The direct enemy of the Sleeper, is the Reader. The Reader wants everything the Sleeper is trying to avoid…that means light, air and, occasionally between chapters, some light conversation. They live for the beverage cart and strategically position their book, magazine or e-reader on the tray table leaving just enough room for a coffee or cold drink to perch precariously enough to tip over and spill on the Sleeper’s shoes. The Reader can never be the Sleeper. For them the trip is a solo flight of self-stimulation. They will actually read, but will also sporadically sample every offering on the seatback screen and laugh loudly at every joke on old episodes of “Big Bang Theory.” They will fidget and turn and always, always order alcohol or a snack that requires the use of a credit card, meaning handing the credit card over the Sleeper’s body to the flight attendant who must holler over the sounds of the plane’s engines, directly over the Sleeper’s ears, “YOU WANNA RECEIPT?!?”
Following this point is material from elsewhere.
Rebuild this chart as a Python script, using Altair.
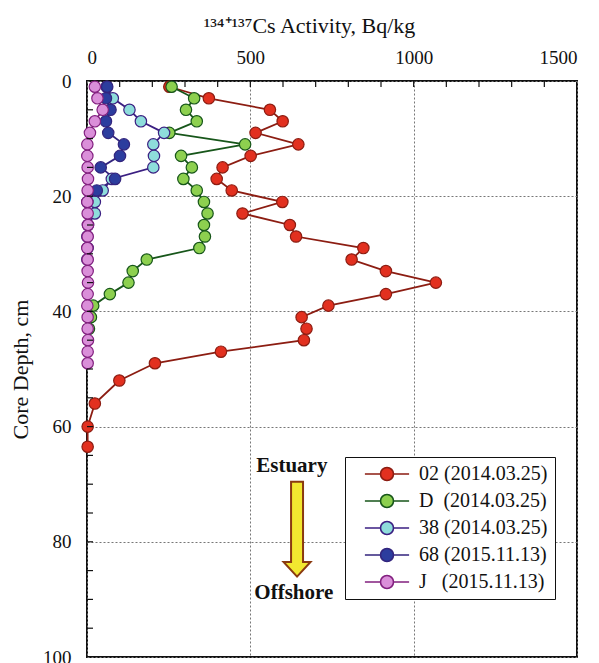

The ultimate confrontation between the Sleeper and Reader is the most delicious. It’s when the Sleeper is in the aisle seat and the Reader is not. At the precise moment when the Sleeper reaches deep REM sleep, the Reader is called by nature. In my experience it often goes like this.
Reader pokes Sleeper’s arm and says, “Excuse me, I need to get out to use the bathroom.”
Sleeper plays possum.
Reader pokes Sleeper’s arm again and says a little more urgently, “Hey ! Hey! I gotta get up. Gotta pee!”
Sleeper grunts and turns, now clearly enjoying the Reader’s discomfort.
Reader, now desperate, attempts to slip out by stepping over Reader’s splayed out legs.
Sleeper beats Reader to the punch. Unbuckles seat belt and quickly makes a beeline to the last vacant toilet ahead of Reader.
Reader rips pillow yoke off Sleeper depriving Sleeper of super sleep powers
Sleeper becomes Reader.
So that’s how it works. My best advice if you’re stuck on a redeye is to bring both a pillow and book and choose your sides carefully.